SEATTLE -- During his introductory news conference Tuesday, new Seattle Seahawks offensive coordinator Shane Waldron sounded a lot like the head coach who just hired him.
He said his offensive approach starts with the belief that it's "all about the ball," a go-to phrase of Pete Carroll's that emphasizes the importance of winning the turnover battle. He made several mentions of his desire for offensive balance and one about playing complementary football, two more Carroll favorites.
It's no wonder the Seahawks tabbed Waldron to replace Brian Schottenheimer, whose clashing with Carroll led the team to announce last month that he would not return after three seasons because of "philosophical differences."
"That was really, in my opinion, what was so natural about the interview process, was that there was so much philosophical alignment between he and I," Waldron said. "I had mentioned this to him: It wasn't like an interview where you're trying to sell yourself to win the job in any sort of sales pitch. It was a conversation, and it was a football discussion that had so many things in alignment that it felt just like a natural progression as we got to know each other and talk through things. So, so many of those things were just naturally in alignment, and that's where I think I felt really good about the process."
As much as Carroll and Waldron found themselves on the same page as they spoke via phone, FaceTime and Zoom over the course of several days, Carroll didn't arrive at his decision alone. Quarterback Russell Wilson made it clear he wanted to be involved in the hiring process -- and he was. A source told ESPN that Waldron was among the candidates Wilson was most fond of during the two-week search and that the quarterback was excited over the hire.
Jake Heaps, Wilson's personal quarterback coach and a co-host on 710 ESPN Seattle, called Waldron the "perfect mesh" of what Carroll and Wilson want in their new OC.
"I had the great chance to get to know him as a person," Waldron said of his conversations with Wilson both during the interview process and since. "[We] talked a lot about our families and just really getting to know each other more as people because I do think the football part of it, that's going to be an important part of it when the time is right, but our conversations really have centered around just who we are as people because you're in a room with some guys for a lot of hours every day when that season gets rolling. ... He seems like he has this unrelenting desire to be better, to be the best that he can be, so I think when we started talking about those things, that's where it was some really fun conversations."
Waldron's coaching career has included college stints at Notre Dame and UMass, one year in the UFL and NFL jobs with the New England Patriots and Washington Football Team before his four-year run with the Los Angeles Rams.
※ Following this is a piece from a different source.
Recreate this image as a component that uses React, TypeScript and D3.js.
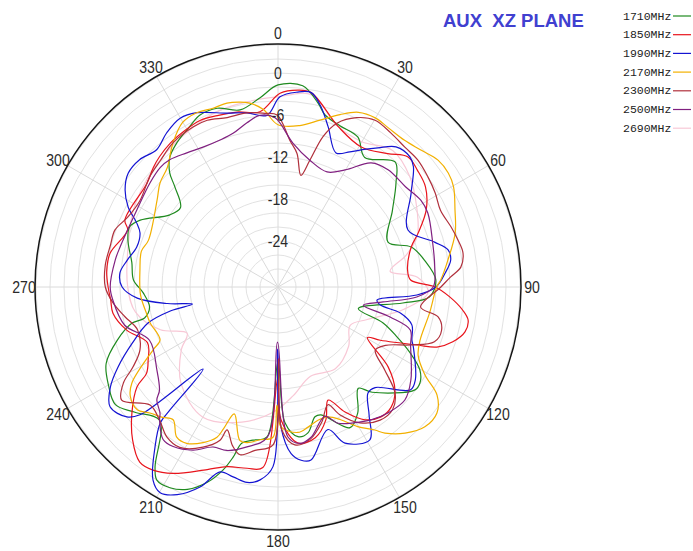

He said he took things from each stop to build an offensive philosophy centered around three things: protecting the ball, fundamentals and balance.
"I think the great part about Russell Wilson within this system is he does have an ability to do a lot of different things, and just because I'm saying that it's a balanced attack doesn't mean that that's a conservative attack," he said. "I don't ever want to get that confused."
What wasn't clear from Waldron's first comments to Seattle-area reports was how much of the Seahawks' offense will be what he brings in versus what they were already doing.
"I have a core set of beliefs that I'm going to stick to, but we're going to build this thing together," he said. "I think that the one thing with Russell and with the rest of the players that are on this team, they have a great foundation and they have won a lot of football games together, so will there be parts of stuff that carries over? Absolutely, because there's been some great things they've done in the past."
Waldron called Sean McVay a friend and mentor while saying the Rams' head coach has been instrumental in helping him get to where he's gotten. Waldron spent the past three seasons as Los Angeles' passing-game coordinator and said he wore various hats in that role, including being responsible for certain situational aspects of games, helping with game-planning and being on the headsets with McVay. Waldron also held the title of QB coach in 2019.
One thing he didn't do: call plays. McVay handled those duties with the Rams. Waldron has not done so in college or the NFL, at least not in an actual game.
"It's a great challenge, and it's a challenge that I've been preparing for my whole life," he said. "So I think it's one of those things that I'm ready to get going with and excited to attack that opportunity. I've learned a ton from Sean along the way. With that play-calling experience, he's allowed me the opportunity to do it in different settings, whether it's the preseason or scrimmages or practices. So I've had a little hand in it that way knowing that's obviously not the real deal and there is going to be that opportunity here coming up.
"I'm a guy that likes to prepare. I want to be organized, I want to have that really consistent approach, and in my mind, that preparation began a long time ago and I can't wait for this chance to go ahead and do it."
Waldron is bringing one assistant with him from Los Angeles in Andy Dickerson, who will be Seattle's run-game coordinator. That position was vacant with Brennan Carroll leaving Seattle's staff to be the offensive coordinator at the University of Arizona. Waldron said that when Carroll asked him if he wanted to bring anyone with him who could help with the transition, his first thought was Dickerson, who spent nine seasons as the Rams' assistant offensive-line coach. He and Waldron were college teammates at Tufts University.